───── INPUT MATERIAL ─────
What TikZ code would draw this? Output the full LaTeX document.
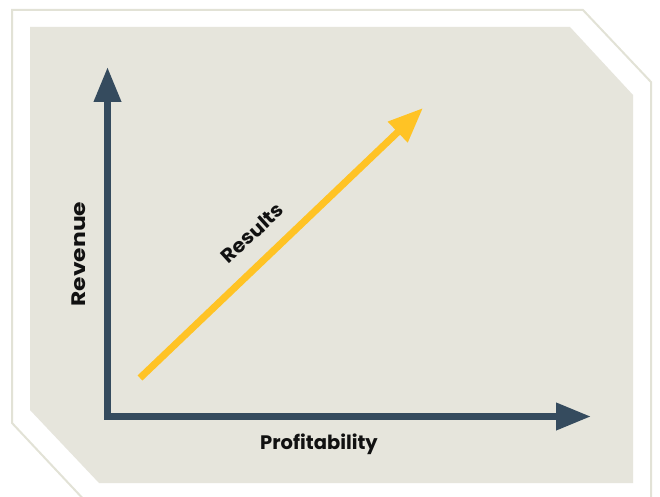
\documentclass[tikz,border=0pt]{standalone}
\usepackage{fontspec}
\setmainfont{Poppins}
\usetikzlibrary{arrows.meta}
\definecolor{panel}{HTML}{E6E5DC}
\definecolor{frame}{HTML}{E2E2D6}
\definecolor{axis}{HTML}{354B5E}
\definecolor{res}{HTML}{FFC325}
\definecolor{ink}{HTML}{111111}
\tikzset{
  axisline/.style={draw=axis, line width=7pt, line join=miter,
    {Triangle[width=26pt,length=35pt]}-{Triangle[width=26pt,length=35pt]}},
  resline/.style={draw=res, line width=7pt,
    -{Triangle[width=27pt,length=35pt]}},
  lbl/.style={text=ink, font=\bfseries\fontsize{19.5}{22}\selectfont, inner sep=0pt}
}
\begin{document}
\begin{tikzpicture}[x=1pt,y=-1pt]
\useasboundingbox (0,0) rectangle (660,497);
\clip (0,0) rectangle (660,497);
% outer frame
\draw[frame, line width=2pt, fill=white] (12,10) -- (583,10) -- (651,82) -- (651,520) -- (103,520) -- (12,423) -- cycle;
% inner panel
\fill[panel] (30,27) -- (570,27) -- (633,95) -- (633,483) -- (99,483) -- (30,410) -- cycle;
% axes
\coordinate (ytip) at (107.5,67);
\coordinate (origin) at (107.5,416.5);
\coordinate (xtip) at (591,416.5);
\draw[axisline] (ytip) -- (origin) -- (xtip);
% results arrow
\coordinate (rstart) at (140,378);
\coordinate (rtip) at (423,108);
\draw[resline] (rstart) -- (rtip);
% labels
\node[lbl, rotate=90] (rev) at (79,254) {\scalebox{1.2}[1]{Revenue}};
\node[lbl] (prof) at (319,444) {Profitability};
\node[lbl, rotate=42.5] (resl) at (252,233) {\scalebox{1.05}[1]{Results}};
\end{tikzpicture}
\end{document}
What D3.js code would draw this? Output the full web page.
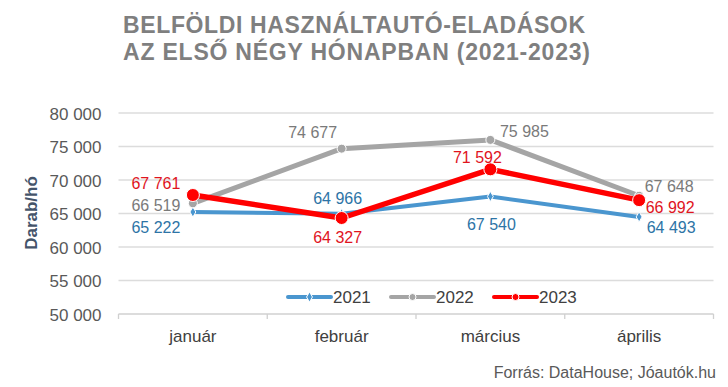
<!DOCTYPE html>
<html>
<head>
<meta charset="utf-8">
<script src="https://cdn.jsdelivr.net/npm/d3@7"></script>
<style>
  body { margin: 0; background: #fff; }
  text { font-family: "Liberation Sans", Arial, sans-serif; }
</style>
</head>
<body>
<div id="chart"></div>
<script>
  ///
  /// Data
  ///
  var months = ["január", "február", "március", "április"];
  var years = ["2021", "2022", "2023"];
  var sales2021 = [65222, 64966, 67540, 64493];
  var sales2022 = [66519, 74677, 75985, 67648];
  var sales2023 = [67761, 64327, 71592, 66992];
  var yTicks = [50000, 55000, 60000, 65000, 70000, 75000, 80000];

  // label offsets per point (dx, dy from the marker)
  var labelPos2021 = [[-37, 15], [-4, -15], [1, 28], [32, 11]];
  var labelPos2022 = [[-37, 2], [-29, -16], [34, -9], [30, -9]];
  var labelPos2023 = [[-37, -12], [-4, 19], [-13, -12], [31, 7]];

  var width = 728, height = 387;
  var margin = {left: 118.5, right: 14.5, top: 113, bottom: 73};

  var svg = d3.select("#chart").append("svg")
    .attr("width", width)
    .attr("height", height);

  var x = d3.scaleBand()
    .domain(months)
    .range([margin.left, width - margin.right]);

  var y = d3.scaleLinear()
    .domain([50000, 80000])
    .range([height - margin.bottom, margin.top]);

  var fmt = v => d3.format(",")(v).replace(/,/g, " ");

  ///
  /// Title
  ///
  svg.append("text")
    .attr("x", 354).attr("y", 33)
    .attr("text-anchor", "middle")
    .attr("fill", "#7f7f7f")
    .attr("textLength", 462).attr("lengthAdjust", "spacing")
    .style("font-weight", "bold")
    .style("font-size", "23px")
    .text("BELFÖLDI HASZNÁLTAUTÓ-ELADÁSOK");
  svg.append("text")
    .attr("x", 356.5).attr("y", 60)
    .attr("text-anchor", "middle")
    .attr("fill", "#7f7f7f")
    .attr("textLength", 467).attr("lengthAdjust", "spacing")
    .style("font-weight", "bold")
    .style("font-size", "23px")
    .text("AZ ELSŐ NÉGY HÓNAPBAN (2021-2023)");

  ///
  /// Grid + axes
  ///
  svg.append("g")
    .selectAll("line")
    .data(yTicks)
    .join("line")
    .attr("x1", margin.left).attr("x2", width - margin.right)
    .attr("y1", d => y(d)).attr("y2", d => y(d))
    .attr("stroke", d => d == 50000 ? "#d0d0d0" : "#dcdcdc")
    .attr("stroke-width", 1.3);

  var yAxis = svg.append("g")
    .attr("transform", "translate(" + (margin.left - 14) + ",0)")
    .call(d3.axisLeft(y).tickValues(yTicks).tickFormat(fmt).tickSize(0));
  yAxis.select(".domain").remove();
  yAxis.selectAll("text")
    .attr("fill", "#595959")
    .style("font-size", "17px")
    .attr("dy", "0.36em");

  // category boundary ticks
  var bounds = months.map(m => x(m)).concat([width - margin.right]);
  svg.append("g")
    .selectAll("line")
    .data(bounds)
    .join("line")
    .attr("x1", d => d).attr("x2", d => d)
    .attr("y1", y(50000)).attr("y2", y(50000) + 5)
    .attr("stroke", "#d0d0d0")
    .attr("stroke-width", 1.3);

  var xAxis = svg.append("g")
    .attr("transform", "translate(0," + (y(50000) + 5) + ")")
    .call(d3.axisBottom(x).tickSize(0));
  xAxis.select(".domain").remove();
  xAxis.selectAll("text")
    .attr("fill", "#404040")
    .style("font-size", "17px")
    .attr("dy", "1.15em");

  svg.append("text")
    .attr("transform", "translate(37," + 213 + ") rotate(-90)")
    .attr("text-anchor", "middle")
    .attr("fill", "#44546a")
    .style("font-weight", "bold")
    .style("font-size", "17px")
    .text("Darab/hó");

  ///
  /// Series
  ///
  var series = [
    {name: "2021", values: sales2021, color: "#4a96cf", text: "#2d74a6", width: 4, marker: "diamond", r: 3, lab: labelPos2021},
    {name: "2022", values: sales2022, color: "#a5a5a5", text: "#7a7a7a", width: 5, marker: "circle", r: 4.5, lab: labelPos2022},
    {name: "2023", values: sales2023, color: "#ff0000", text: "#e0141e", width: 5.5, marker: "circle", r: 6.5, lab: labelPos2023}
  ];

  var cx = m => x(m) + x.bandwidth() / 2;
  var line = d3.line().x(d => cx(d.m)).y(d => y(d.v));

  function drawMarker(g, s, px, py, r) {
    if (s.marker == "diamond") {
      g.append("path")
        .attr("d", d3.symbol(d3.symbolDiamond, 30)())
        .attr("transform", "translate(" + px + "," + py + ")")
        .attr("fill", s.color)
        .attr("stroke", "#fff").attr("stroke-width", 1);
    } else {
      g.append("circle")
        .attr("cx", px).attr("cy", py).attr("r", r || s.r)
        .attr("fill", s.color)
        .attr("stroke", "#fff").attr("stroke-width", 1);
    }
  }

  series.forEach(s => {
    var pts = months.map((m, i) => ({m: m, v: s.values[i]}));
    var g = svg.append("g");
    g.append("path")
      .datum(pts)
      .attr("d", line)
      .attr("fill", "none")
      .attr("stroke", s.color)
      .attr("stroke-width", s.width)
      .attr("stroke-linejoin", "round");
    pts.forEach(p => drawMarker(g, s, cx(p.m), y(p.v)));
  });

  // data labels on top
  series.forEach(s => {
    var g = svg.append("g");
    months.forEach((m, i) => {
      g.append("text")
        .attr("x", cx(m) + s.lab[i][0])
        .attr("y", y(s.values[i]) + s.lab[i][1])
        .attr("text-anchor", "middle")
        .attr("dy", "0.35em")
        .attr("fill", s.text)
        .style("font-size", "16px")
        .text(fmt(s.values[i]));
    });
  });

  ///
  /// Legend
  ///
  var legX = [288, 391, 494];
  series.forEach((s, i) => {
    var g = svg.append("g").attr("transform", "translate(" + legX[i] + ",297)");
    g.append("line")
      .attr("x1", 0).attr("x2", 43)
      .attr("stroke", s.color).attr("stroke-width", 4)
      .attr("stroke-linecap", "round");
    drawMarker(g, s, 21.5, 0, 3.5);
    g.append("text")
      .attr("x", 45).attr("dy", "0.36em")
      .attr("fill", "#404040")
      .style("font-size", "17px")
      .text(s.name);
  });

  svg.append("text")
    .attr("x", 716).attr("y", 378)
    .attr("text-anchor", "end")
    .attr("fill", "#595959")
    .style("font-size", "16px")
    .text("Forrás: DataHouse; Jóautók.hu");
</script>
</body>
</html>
─────
• [AIM]
Skip all pictures. Retype exactly the span whose first line is the one with "What D3.js code" and whose last line is the one with "ELSŐ NÉGY HÓNAPBAN".

• [EXERCISE RESPONSE]
What D3.js code would draw this? Output the full web page.
<!DOCTYPE html>
<html>
<head>
<meta charset="utf-8">
<script src="https://cdn.jsdelivr.net/npm/d3@7"></script>
<style>
  body { margin: 0; background: #fff; }
  text { font-family: "Liberation Sans", Arial, sans-serif; }
</style>
</head>
<body>
<div id="chart"></div>
<script>
  ///
  /// Data
  ///
  var months = ["január", "február", "március", "április"];
  var years = ["2021", "2022", "2023"];
  var sales2021 = [65222, 64966, 67540, 64493];
  var sales2022 = [66519, 74677, 75985, 67648];
  var sales2023 = [67761, 64327, 71592, 66992];
  var yTicks = [50000, 55000, 60000, 65000, 70000, 75000, 80000];

  // label offsets per point (dx, dy from the marker)
  var labelPos2021 = [[-37, 15], [-4, -15], [1, 28], [32, 11]];
  var labelPos2022 = [[-37, 2], [-29, -16], [34, -9], [30, -9]];
  var labelPos2023 = [[-37, -12], [-4, 19], [-13, -12], [31, 7]];

  var width = 728, height = 387;
  var margin = {left: 118.5, right: 14.5, top: 113, bottom: 73};

  var svg = d3.select("#chart").append("svg")
    .attr("width", width)
    .attr("height", height);

  var x = d3.scaleBand()
    .domain(months)
    .range([margin.left, width - margin.right]);

  var y = d3.scaleLinear()
    .domain([50000, 80000])
    .range([height - margin.bottom, margin.top]);

  var fmt = v => d3.format(",")(v).replace(/,/g, " ");

  ///
  /// Title
  ///
  svg.append("text")
    .attr("x", 354).attr("y", 33)
    .attr("text-anchor", "middle")
    .attr("fill", "#7f7f7f")
    .attr("textLength", 462).attr("lengthAdjust", "spacing")
    .style("font-weight", "bold")
    .style("font-size", "23px")
    .text("BELFÖLDI HASZNÁLTAUTÓ-ELADÁSOK");
  svg.append("text")
    .attr("x", 356.5).attr("y", 60)
    .attr("text-anchor", "middle")
    .attr("fill", "#7f7f7f")
    .attr("textLength", 467).attr("lengthAdjust", "spacing")
    .style("font-weight", "bold")
    .style("font-size", "23px")
    .text("AZ ELSŐ NÉGY HÓNAPBAN (2021-2023)");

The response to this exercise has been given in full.